▶ [Exercise data]:
_ _ _ _ _ _ _

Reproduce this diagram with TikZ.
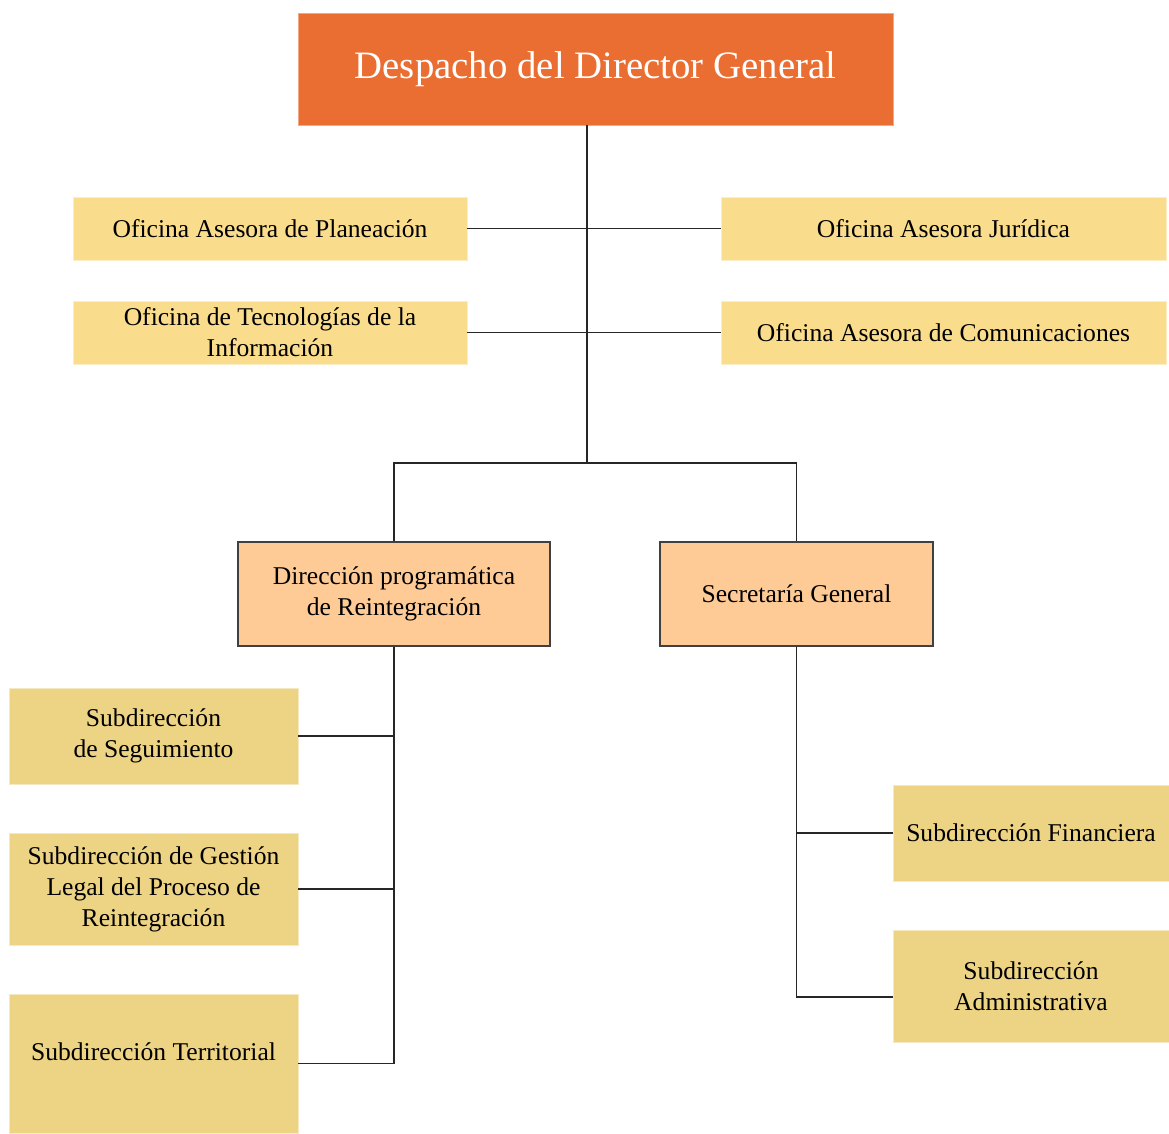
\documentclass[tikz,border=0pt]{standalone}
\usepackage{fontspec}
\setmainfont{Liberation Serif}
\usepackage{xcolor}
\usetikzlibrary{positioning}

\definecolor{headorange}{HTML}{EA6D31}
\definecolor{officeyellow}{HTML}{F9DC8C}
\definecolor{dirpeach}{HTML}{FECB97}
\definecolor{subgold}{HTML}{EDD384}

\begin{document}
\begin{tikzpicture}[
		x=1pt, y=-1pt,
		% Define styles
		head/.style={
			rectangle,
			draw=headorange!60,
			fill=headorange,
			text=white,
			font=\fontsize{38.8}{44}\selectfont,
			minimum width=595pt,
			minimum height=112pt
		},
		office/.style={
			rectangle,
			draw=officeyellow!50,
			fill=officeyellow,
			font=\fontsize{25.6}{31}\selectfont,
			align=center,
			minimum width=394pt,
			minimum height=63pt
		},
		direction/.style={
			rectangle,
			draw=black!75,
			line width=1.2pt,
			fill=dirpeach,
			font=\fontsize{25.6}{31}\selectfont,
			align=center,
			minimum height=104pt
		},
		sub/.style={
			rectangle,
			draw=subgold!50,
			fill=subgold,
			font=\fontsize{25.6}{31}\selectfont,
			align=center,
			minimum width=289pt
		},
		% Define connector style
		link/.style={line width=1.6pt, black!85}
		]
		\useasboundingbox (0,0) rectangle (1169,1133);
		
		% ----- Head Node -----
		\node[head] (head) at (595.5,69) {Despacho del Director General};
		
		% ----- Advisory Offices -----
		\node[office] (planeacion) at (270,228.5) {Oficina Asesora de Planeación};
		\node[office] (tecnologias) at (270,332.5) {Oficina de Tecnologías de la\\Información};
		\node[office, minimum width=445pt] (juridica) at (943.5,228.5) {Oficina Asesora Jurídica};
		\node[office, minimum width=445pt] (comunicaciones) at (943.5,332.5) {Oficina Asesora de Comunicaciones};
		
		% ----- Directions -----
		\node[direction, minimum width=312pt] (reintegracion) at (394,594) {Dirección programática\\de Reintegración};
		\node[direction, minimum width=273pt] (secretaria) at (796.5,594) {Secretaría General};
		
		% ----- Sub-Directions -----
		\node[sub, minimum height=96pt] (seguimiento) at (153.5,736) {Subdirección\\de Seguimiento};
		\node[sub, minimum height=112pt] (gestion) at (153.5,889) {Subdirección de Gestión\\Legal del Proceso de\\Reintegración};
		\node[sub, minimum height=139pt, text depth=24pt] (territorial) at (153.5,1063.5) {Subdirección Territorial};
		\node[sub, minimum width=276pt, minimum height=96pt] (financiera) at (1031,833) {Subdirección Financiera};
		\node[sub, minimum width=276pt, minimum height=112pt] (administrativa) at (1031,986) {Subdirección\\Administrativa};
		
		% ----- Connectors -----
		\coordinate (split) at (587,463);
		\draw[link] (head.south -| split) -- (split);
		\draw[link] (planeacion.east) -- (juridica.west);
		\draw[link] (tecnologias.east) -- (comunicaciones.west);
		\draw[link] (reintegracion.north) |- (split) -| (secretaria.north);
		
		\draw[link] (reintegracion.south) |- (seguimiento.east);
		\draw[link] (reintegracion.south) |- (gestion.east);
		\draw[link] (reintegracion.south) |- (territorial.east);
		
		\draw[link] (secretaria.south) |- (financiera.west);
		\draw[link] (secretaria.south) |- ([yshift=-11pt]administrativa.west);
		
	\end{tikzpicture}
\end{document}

_ _ _ _ _ _ _

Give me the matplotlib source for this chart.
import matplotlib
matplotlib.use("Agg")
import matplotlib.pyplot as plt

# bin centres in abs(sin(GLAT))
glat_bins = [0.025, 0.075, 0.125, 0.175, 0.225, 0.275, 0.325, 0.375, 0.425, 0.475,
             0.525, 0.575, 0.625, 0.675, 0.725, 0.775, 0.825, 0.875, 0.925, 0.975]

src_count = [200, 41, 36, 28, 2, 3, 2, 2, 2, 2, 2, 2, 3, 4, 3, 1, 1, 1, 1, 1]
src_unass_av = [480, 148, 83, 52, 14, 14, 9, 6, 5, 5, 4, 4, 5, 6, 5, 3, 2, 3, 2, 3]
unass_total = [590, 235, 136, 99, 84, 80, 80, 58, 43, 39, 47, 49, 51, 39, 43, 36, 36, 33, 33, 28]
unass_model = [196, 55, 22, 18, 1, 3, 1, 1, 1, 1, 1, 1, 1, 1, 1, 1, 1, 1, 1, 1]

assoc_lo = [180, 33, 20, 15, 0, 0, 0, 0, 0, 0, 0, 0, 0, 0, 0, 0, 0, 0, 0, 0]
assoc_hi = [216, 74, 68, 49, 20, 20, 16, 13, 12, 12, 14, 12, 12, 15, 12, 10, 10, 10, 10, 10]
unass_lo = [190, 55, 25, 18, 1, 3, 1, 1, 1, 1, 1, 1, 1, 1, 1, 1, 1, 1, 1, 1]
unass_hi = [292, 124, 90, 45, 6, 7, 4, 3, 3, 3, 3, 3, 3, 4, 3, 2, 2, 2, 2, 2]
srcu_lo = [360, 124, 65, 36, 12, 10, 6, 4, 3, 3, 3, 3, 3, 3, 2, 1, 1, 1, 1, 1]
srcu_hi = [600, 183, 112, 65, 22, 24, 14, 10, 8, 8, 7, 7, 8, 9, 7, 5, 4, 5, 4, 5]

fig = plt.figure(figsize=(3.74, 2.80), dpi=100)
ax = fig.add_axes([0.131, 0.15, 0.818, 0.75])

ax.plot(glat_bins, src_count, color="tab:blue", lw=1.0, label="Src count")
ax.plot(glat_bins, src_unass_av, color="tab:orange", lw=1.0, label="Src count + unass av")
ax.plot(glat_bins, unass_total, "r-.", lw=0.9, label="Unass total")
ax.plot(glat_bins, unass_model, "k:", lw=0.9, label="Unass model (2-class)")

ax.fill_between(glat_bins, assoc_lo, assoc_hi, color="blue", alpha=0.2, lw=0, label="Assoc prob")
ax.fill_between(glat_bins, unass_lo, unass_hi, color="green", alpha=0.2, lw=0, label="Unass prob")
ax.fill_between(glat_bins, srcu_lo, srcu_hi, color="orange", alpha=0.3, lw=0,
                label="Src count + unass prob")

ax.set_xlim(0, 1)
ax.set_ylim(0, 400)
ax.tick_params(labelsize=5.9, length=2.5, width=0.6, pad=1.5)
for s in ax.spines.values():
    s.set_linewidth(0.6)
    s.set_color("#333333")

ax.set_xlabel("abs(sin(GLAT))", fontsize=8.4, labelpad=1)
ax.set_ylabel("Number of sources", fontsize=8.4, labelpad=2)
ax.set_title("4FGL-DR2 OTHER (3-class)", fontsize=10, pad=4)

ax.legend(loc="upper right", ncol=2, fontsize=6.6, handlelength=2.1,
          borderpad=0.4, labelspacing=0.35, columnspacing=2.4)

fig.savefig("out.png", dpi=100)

_ _ _ _ _ _ _

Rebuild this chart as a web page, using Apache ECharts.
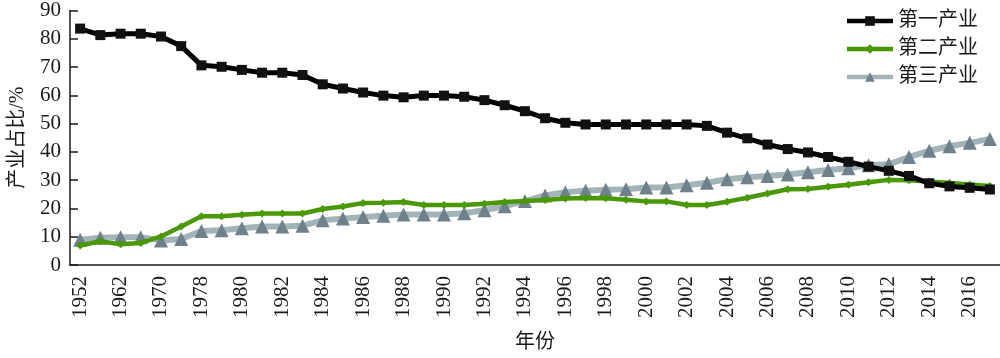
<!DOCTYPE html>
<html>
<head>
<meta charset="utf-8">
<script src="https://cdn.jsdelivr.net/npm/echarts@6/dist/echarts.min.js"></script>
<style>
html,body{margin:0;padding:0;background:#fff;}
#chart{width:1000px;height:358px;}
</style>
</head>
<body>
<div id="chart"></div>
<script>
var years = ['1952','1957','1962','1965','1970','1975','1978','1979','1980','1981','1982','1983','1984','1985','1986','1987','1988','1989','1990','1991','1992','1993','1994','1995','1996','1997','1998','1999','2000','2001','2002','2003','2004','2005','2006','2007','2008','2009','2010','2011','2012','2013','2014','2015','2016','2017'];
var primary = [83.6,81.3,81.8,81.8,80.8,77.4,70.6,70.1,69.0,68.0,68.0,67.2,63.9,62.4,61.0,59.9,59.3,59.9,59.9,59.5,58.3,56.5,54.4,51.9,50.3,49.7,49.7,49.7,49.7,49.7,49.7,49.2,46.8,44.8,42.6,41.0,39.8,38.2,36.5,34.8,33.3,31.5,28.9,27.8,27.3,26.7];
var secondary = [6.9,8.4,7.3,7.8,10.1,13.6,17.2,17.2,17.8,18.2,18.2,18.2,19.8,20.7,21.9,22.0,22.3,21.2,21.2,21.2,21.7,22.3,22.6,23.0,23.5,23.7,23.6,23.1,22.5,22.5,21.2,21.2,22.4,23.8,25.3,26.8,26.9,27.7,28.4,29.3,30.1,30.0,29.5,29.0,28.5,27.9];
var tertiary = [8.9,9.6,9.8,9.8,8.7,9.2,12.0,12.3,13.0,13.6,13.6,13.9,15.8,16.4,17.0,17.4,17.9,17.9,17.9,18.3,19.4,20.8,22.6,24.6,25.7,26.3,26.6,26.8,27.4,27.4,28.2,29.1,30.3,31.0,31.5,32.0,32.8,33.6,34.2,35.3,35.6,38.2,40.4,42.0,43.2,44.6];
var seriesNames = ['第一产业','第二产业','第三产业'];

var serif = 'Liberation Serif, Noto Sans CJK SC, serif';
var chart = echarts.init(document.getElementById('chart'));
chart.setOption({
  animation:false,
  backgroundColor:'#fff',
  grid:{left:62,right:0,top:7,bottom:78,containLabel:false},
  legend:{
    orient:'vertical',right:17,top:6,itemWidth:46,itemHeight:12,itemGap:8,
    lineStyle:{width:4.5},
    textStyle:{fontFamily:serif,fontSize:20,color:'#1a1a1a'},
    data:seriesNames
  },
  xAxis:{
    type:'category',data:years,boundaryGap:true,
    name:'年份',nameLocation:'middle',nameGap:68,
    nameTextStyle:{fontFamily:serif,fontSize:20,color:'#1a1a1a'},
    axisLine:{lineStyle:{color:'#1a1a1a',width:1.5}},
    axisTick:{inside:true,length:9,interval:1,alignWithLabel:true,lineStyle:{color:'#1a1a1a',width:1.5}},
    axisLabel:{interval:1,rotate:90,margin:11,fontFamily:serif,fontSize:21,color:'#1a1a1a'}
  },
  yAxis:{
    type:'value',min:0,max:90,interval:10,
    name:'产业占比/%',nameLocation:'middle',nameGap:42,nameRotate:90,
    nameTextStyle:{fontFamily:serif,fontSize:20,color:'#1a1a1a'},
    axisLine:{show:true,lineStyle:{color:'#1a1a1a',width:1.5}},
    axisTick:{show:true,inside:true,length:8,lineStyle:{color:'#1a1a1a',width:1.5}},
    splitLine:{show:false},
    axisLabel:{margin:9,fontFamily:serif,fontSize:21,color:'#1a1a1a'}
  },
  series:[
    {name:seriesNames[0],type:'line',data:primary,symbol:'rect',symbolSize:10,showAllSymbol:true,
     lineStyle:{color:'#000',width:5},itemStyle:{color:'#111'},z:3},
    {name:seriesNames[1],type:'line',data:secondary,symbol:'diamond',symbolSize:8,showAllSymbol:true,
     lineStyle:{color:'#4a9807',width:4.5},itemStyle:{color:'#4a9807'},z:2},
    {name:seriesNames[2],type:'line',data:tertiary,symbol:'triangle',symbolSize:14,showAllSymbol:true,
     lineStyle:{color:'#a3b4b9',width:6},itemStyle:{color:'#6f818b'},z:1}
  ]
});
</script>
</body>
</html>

_ _ _ _ _ _ _

Each line in the entries above that includes the string "this" should be extracted.

Reproduce this diagram with TikZ.
Give me the matplotlib source for this chart.
Rebuild this chart as a web page, using Apache ECharts.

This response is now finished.